An effort to save the 100-year-old Gowanus Station building from demolition by having it designated a historic landmark failed when the Landmarks Preservation Commission decided that it lacked “architectural significance and integrity” due to too many alterations to the structure over the years.
“One of the key points we want to make tonight is that some people will tell you that there’s no choice, that you have to demolish this building because otherwise we’ll lose the park [Thomas Greene Park, 225 Nevins Street], the pools, or we’ll lose the CSO tank,” Vogel noted, “but let’s just be very clear about it, we’re fine with the park, we’re fine with the CSO tank. We want those things too. All we’re asking is for DEP and the EPA to reconfigure the CSO tank, and the head house that goes on top of it, so that it doesn’t crush this building.”
He then questioned the size of DEP’s proposed project, which he said would span three blocks from Butler down to Sackett Street. “If you look down this street, not only to Douglass but go all the way to the next street sign you see down there, it’s Sackett, that’s how huge this site is for this tank and the head house,” Vogel said. “When you have a site that big, can’t we save just a little sliver of that pie and keep this building in place? I think it’s possible and that’s why we’re out here today.”

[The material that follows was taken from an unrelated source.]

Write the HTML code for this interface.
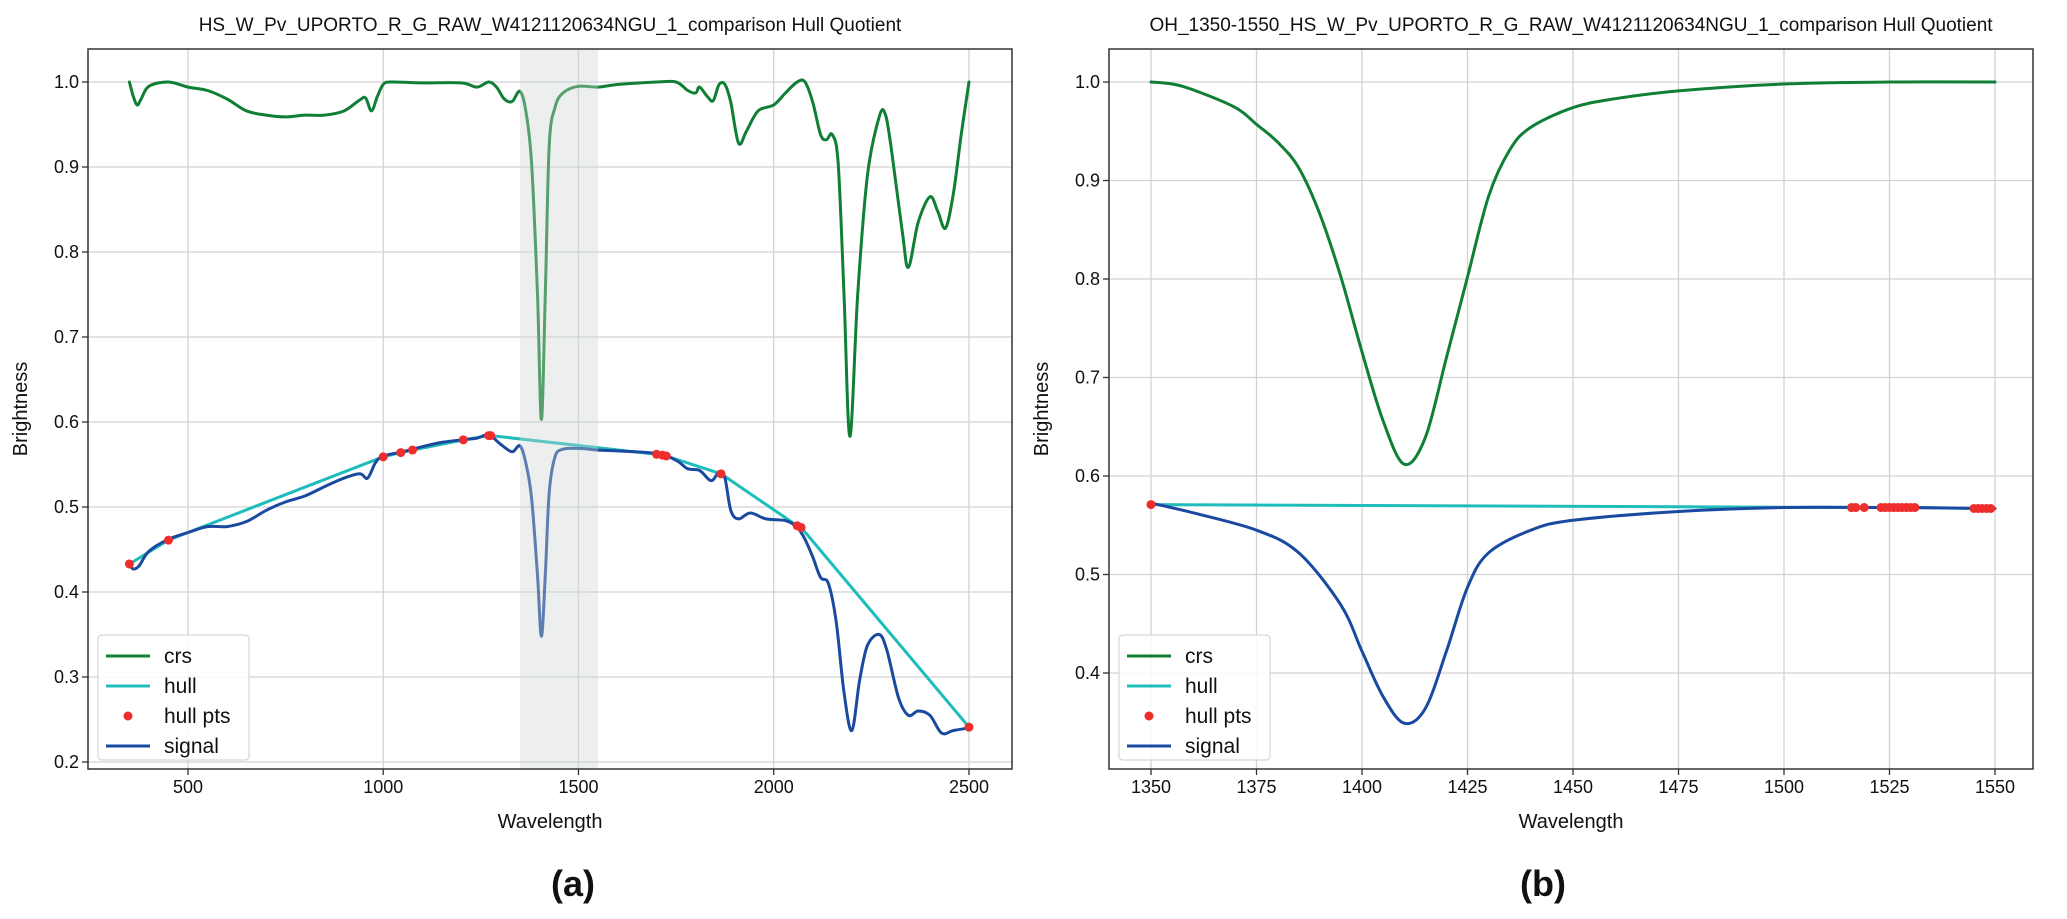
<!DOCTYPE html>
<html><head><meta charset="utf-8"><style>
html,body{margin:0;padding:0;background:#fff}
svg{display:block;font-family:"Liberation Sans","DejaVu Sans",sans-serif}
</style></head><body>
<svg id="fig" width="2067" height="919" viewBox="0 0 2067 919" xmlns="http://www.w3.org/2000/svg"></svg>
<script>
// ---- Panel (a) data ----
const aCrsX=[350,360,370,380,400,450,500,550,600,650,700,750,800,850,900,940,955,970,985,1000,1020,1100,1200,1240,1270,1290,1310,1330,1350,1365,1380,1395,1405,1415,1425,1440,1460,1500,1550,1600,1700,1750,1780,1800,1810,1830,1845,1860,1875,1890,1910,1930,1960,2000,2030,2060,2080,2100,2120,2135,2150,2165,2180,2195,2215,2240,2270,2285,2300,2330,2345,2370,2400,2420,2440,2460,2480,2500];
const aCrsY=[1.0,0.983,0.973,0.98,0.995,1.0,0.994,0.99,0.98,0.966,0.961,0.959,0.961,0.961,0.966,0.979,0.981,0.966,0.983,0.997,1.0,0.999,0.999,0.994,1.0,0.994,0.98,0.977,0.989,0.966,0.904,0.75,0.603,0.75,0.925,0.97,0.987,0.995,0.994,0.997,1.0,1.0,0.99,0.987,0.994,0.983,0.978,0.997,0.997,0.976,0.928,0.942,0.966,0.973,0.987,1.0,1.0,0.976,0.938,0.932,0.938,0.904,0.75,0.583,0.75,0.89,0.959,0.963,0.925,0.821,0.782,0.835,0.865,0.848,0.828,0.869,0.938,1.0];
const aSigX=[350,360,375,400,450,500,550,600,650,700,750,800,850,900,940,960,980,1000,1050,1100,1150,1200,1240,1270,1300,1330,1350,1365,1380,1395,1405,1415,1425,1440,1460,1500,1550,1600,1700,1750,1780,1810,1840,1860,1875,1890,1910,1940,1980,2030,2060,2080,2100,2120,2140,2160,2180,2200,2220,2240,2270,2290,2320,2345,2370,2400,2430,2460,2500];
const aSigY=[0.433,0.427,0.431,0.448,0.462,0.47,0.477,0.477,0.483,0.496,0.506,0.513,0.524,0.534,0.539,0.534,0.552,0.56,0.565,0.571,0.576,0.579,0.581,0.585,0.574,0.565,0.572,0.552,0.51,0.42,0.348,0.42,0.517,0.559,0.568,0.569,0.567,0.566,0.563,0.555,0.545,0.543,0.531,0.541,0.534,0.496,0.486,0.493,0.486,0.484,0.476,0.462,0.441,0.417,0.41,0.365,0.282,0.237,0.296,0.337,0.35,0.331,0.275,0.255,0.26,0.255,0.234,0.237,0.24];
const aHullX=[350,450,1000,1045,1075,1205,1270,1275,1700,1715,1725,1865,2060,2070,2500];
const aHullY=[0.433,0.461,0.559,0.564,0.567,0.579,0.584,0.584,0.562,0.561,0.56,0.539,0.478,0.476,0.241];
const aXTicks=[500,1000,1500,2000,2500];
const aYTicks=[0.2,0.3,0.4,0.5,0.6,0.7,0.8,0.9,1.0];
const aSpan=[1350,1550];
// ---- Panel (b) data ----
const bCrsX=[1350,1355,1360,1370,1375,1380,1385,1390,1395,1400,1405,1410,1415,1420,1425,1430,1435,1440,1450,1460,1475,1500,1525,1550];
const bCrsY=[1.0,0.998,0.992,0.974,0.957,0.939,0.913,0.866,0.802,0.726,0.656,0.612,0.639,0.72,0.802,0.884,0.931,0.954,0.974,0.983,0.991,0.998,1.0,1.0];
const bSigX=[1350,1360,1375,1385,1395,1400,1405,1410,1415,1420,1425,1430,1440,1450,1475,1500,1525,1550];
const bSigY=[0.5725,0.5626,0.545,0.522,0.469,0.422,0.376,0.349,0.364,0.422,0.487,0.522,0.545,0.555,0.564,0.568,0.568,0.567];
const bHullX=[1350,1516,1517,1519,1523,1524,1525,1526,1527,1528,1529,1530,1531,1545,1546,1547,1548,1549];
const bHullY=[0.571,0.568,0.568,0.568,0.568,0.568,0.568,0.568,0.568,0.568,0.568,0.568,0.568,0.567,0.567,0.567,0.567,0.567];
const bXTicks=[1350,1375,1400,1425,1450,1475,1500,1525,1550];
const bYTicks=[0.4,0.5,0.6,0.7,0.8,0.9,1.0];

const NS='http://www.w3.org/2000/svg';
const svg=document.getElementById('fig');
function mk(tag,attrs,parent){const e=document.createElementNS(NS,tag);for(const k in attrs)e.setAttribute(k,attrs[k]);(parent||svg).appendChild(e);return e;}
function txt(s,attrs,parent){const e=mk('text',attrs,parent);e.textContent=s;return e;}
function smooth(pts){
  let d='M'+pts[0][0].toFixed(1)+','+pts[0][1].toFixed(1);
  for(let i=0;i<pts.length-1;i++){
    const p0=pts[Math.max(0,i-1)],p1=pts[i],p2=pts[i+1],p3=pts[Math.min(pts.length-1,i+2)];
    const c1x=p1[0]+(p2[0]-p0[0])/6,c1y=p1[1]+(p2[1]-p0[1])/6;
    const c2x=p2[0]-(p3[0]-p1[0])/6,c2y=p2[1]-(p3[1]-p1[1])/6;
    d+=' C'+c1x.toFixed(1)+','+c1y.toFixed(1)+' '+c2x.toFixed(1)+','+c2y.toFixed(1)+' '+p2[0].toFixed(1)+','+p2[1].toFixed(1);
  }
  return d;
}
function panel(o){
  const g=mk('g',{});
  
  
  const sx=v=>o.L+(v-o.x0)/(o.x1-o.x0)*(o.R-o.L);
  const sy=v=>o.B-(v-o.y0)/(o.y1-o.y0)*(o.B-o.T);
  o.xt.forEach(t=>{const l=mk('line',{x1:sx(t),x2:sx(t),y1:o.T,y2:o.B,stroke:'#d2d2d2','stroke-width':1.3},g);
    
    const k=mk('line',{x1:sx(t),x2:sx(t),y1:o.B,y2:o.B+6,stroke:'#333','stroke-width':1.3},g);
    
    const tl=txt(String(t),{x:sx(t),y:o.B+24,'font-size':18,'text-anchor':'middle',fill:'#111'},g);
    });
  o.yt.forEach(t=>{const l=mk('line',{x1:o.L,x2:o.R,y1:sy(t),y2:sy(t),stroke:'#d2d2d2','stroke-width':1.3},g);
    
    const k=mk('line',{x1:o.L-6,x2:o.L,y1:sy(t),y2:sy(t),stroke:'#333','stroke-width':1.3},g);
    
    const tl=txt(t.toFixed(1),{x:o.L-9,y:sy(t)+6,'font-size':18,'text-anchor':'end',fill:'#111'},g);
    });
  const clip=mk('clipPath',{id:o.name+'-clip'},g);
  mk('rect',{x:o.L,y:o.T,width:o.R-o.L,height:o.B-o.T},clip);
  const pg=mk('g',{'clip-path':'url(#'+o.name+'-clip)'},g);
  const line=(X,Y,col,nm,sm)=>{const pts=X.map((x,i)=>[sx(x),sy(Y[i])]);
    const p=mk('path',{d:sm?smooth(pts):'M'+pts.map(q=>q[0].toFixed(1)+','+q[1].toFixed(1)).join(' L'),fill:'none',stroke:col,'stroke-width':3,'stroke-linejoin':'round','stroke-linecap':'round'},pg);
    };
  line(o.crsX,o.crsY,'#0f7f35','crs-line',true);
  line(o.hullX,o.hullY,'#1fbcbc','hull-line',false);
  line(o.sigX,o.sigY,'#1a4aa0','signal-line',true);
  o.hullX.forEach((x,i)=>{const c=mk('circle',{cx:sx(x),cy:sy(o.hullY[i]),r:4.5,fill:'#ee2d2d'},pg);
    });
  if(o.span){const r=mk('rect',{x:sx(o.span[0]),y:o.T,width:sx(o.span[1])-sx(o.span[0]),height:o.B-o.T,fill:'rgb(205,214,208)','fill-opacity':0.38},pg);
    }
  const fr=mk('rect',{x:o.L,y:o.T,width:o.R-o.L,height:o.B-o.T,fill:'none',stroke:'#333','stroke-width':1.5},g);
  
  const ti=txt(o.title,{x:(o.L+o.R)/2,y:31,'font-size':19,'text-anchor':'middle',fill:'#111'},g);
  
  const xl=txt('Wavelength',{x:(o.L+o.R)/2,y:828,'font-size':20,'text-anchor':'middle',fill:'#111'},g);
  
  const yl=txt('Brightness',{x:0,y:0,'font-size':20,'text-anchor':'middle',fill:'#111',transform:'translate('+o.ylx+','+((o.T+o.B)/2)+') rotate(-90)'},g);
  
  const pl=txt(o.panel,{x:o.plx,y:896,'font-size':36,'font-weight':'bold','text-anchor':'middle',fill:'#111'},g);
  
  const lg=mk('g',{},g);
  
  const lx=o.legX;
  mk('rect',{x:lx,y:635,width:151,height:125,rx:4,fill:'#fff','fill-opacity':0.85,stroke:'#d6d6d6','stroke-width':1.2},lg);
  const ents=[['crs','#0f7f35','l'],['hull','#1fbcbc','l'],['hull pts','#ee2d2d','p'],['signal','#1a4aa0','l']];
  ents.forEach((e,i)=>{const y=656+i*30;const eg=mk('g',{},lg);
    
    if(e[2]==='l')mk('line',{x1:lx+8,x2:lx+52,y1:y,y2:y,stroke:e[1],'stroke-width':3},eg);
    else mk('circle',{cx:lx+30,cy:y,r:4.5,fill:e[1]},eg);
    txt(e[0],{x:lx+66,y:y+7,'font-size':21,fill:'#111'},eg);});
}
panel({name:'panel-a',L:88,R:1012,T:49,B:769,x0:350-(129.4-88)/0.3905,x1:350+(1012-129.4)/0.3905,y0:0.2-(769-762)/850,y1:1.0+33/850,
  xt:aXTicks,yt:aYTicks,crsX:aCrsX,crsY:aCrsY,sigX:aSigX,sigY:aSigY,hullX:aHullX,hullY:aHullY,span:aSpan,
  title:'HS_W_Pv_UPORTO_R_G_RAW_W4121120634NGU_1_comparison Hull Quotient',ylx:27,panel:'(a)',plx:573,legX:98});
panel({name:'panel-b',L:1109,R:2033,T:49,B:769,x0:1350-42/4.22,x1:1550+38/4.22,y0:0.4-96/985,y1:1.0+33/985,
  xt:bXTicks,yt:bYTicks,crsX:bCrsX,crsY:bCrsY,sigX:bSigX,sigY:bSigY,hullX:bHullX,hullY:bHullY,span:null,
  title:'OH_1350-1550_HS_W_Pv_UPORTO_R_G_RAW_W4121120634NGU_1_comparison Hull Quotient',ylx:1048,panel:'(b)',plx:1543,legX:1119});
</script>
</body></html>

Other concerned neighbors also questioned the size of the project site. Based on the large size, Frogg member Marlene Donnelly suggested that DEP may be planning to build a sewage treatment facility at the location.

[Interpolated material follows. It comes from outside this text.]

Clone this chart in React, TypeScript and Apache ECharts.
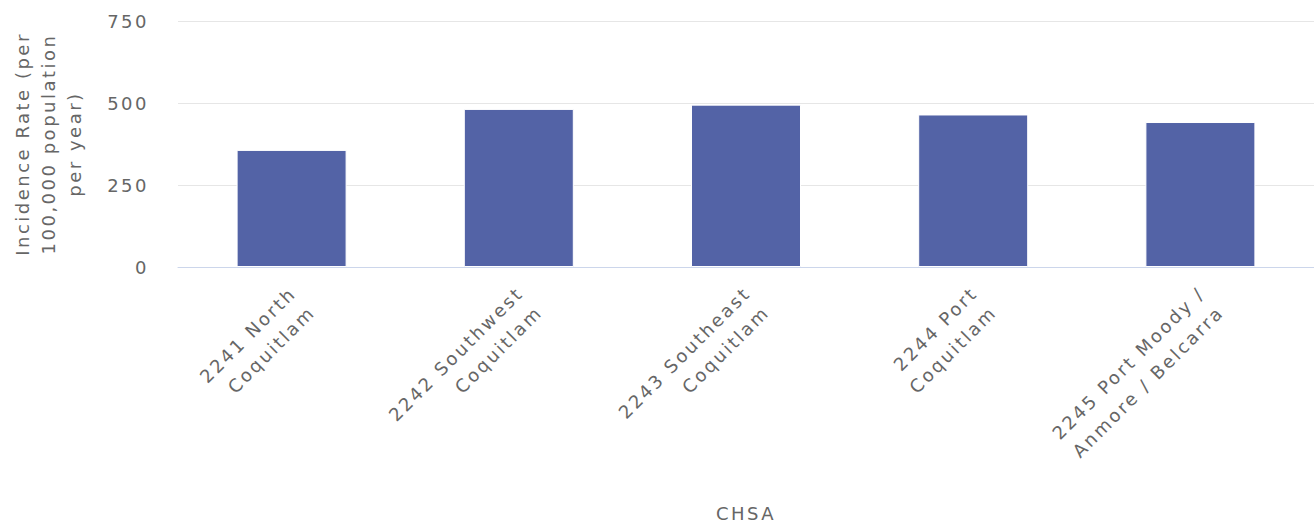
import React, { useEffect, useRef } from "react";
import * as echarts from "echarts";

const categories = [
  "2241 North\nCoquitlam",
  "2242 Southwest\nCoquitlam",
  "2243 Southeast\nCoquitlam",
  "2244 Port\nCoquitlam",
  "2245 Port Moody /\nAnmore / Belcarra",
];
const values = [357, 482, 495, 465, 442];
const yTicks = { min: 0, max: 750, interval: 250 };
const yName = "Incidence Rate (per\n100,000 population\nper year)";
const xName = "CHSA";

const FONT = "DejaVu Sans";
const TEXT = "#666666";

export default function App() {
  const ref = useRef<HTMLDivElement>(null);
  useEffect(() => {
    document.body.style.margin = "0";
    const chart = echarts.init(ref.current!, undefined, { renderer: "svg" });
    chart.setOption({
      animation: false,
      textStyle: { fontFamily: FONT },
      grid: { left: 178, right: 0, top: 21, bottom: 254.5, containLabel: false },
      xAxis: {
        type: "category",
        data: categories,
        name: xName,
        nameLocation: "middle",
        nameGap: 237,
        nameTextStyle: { color: TEXT, fontSize: 18, fontFamily: FONT },
        axisLine: { lineStyle: { color: "#ccd6eb", width: 1 } },
        axisTick: { show: false },
        axisLabel: {
          rotate: 45,
          interval: 0,
          margin: 5,
          color: TEXT,
          fontSize: 18,
          lineHeight: 27,
          fontFamily: FONT,
          align: "right",
          verticalAlign: "top",
          padding: [0, 12, 0, 0],
        },
      },
      yAxis: {
        type: "value",
        min: yTicks.min,
        max: yTicks.max,
        interval: yTicks.interval,
        name: yName,
        nameLocation: "middle",
        nameGap: 91,
        nameTextStyle: { color: TEXT, fontSize: 18, lineHeight: 26, fontFamily: FONT },
        axisLine: { show: false },
        axisTick: { show: false },
        splitLine: { lineStyle: { color: "#e6e6e6", width: 1 } },
        axisLabel: { color: TEXT, fontSize: 18, margin: 29, fontFamily: FONT },
      },
      series: [
        {
          type: "bar",
          data: values,
          barWidth: 110,
          itemStyle: { color: "#5363a6", borderColor: "#ffffff", borderWidth: 1 },
        },
      ],
    });
    return () => chart.dispose();
  }, []);
  return (
    <>
      <style>{`.chart-box svg text { letter-spacing: 2.5px; }`}</style>
      <div
        ref={ref}
        className="chart-box"
        style={{ position: "absolute", left: 0, top: 0, width: 1314, height: 523 }}
      />
    </>
  );
}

A man in the crowd noted that a three-block-long tank was already built under Butler Street in the 1890s and that it “has the capacity to take over our sewage.” He added, “We’re ripping down a historical building that does not need to be ripped down for only one reason—to stall the cleanup process…. We have a vacant lot over there owned by ConEd [he motioned toward the open space across from the Gowanus Station building on the northeast corner of Butler & Nevins], we have a hollow street owned by us, and a park that has to be dug up anyway, so why is this the logical site?
234 Butler Street is owned by Salvatore Tagliavia who runs his business, Sanitation Repairs, Inc., from the building which has been in his family for 45 years. He said that he and the other building owners have tried negotiating with the city. “We’ve offered them part of our land so they wouldn’t have to knock anything down,” he explained to BKLYNER. “We were willing to donate half our property as long as they would give us our building rights. We were all on the same page, willing to donate our property for park land—put your tank there [at the park], put your head house there, you’ll have the rest of the park space [on the donated property]—and they didn’t want it because there was a street in between the two parks and they were very opposed to that.”
“What’s happening tomorrow [April 11] is the City Council is voting on this bill and they’re taking it away from me without [allowing me] to say anything,” Tagliavia said. “What’s going to be affected is the livelihood of all my employees, all the other businesses that are run out of here, the not-for-profit Spoke the Hub. Everybody here is going to be affected.”
“This is just the city being a bully and wanting to take over this property,” he continued. “They don’t need to take over this property…. They just don’t want to dig a hole and close the street for a couple of years to save the building. They’d just rather do everything here. They’re going to displace everybody.”
Tagliavia says approximately 200 people will lose their jobs or be forced to relocate if the city takes over the properties. “We don’t believe it’s fair and we would love to save this building. It’s the only building in the neighborhood that has the name ‘Gowanus’ on it and it should be saved,” he insists.
The business owner says that the city never negotiated with him “as far as a friendly acquisition” and adds that the city’s lawyers have informed his attorneys that they’re proceeding with the eminent domain process.
The City Council will vote on the DEP’s proposal on Wednesday and “within 60 days, they can take over the title of the property. On June 30
they could have ownership of the property,” Tagliavia says.
“The city’s plan is to take over ownership, get me out of the property and knock the building down,” he insists, “because they’re concerned that they’ve invested so much money into designing the tanks already with this building not being here. If they have to go back to the drawing board, that would delay everything by several years, and they don’t want to do that. Their feet are on the fire right now and they need to knock the building down as quickly as possible.”
Tagliavia says his only defense in protecting his property is to file a motion objecting to the way that the city is handling the situation, but he adds, “We’ve looked into that but it’s a very expensive process.” Having already spent hundreds of thousands of dollars in legal fees fighting to keep his property, he says, “We’ve spent so much already that for us to fight them in court now, and not be guaranteed some sort of outcome, we’ll just take our chances with the eminent domain and go to court afterwards and fight them for value.”
“I’m losing hope because when City Council votes on this tomorrow, basically within 60 days they’re going to tell me, ‘Bye. You’re out of here,’” Tagliavia says.
“The key is the EPA ultimately has the say as to whether or not they accept DEP’s plan for this site,” Vogel noted. “So even if the City Council passes this tomorrow, we still will try to fall back on the mercy of the EPA.”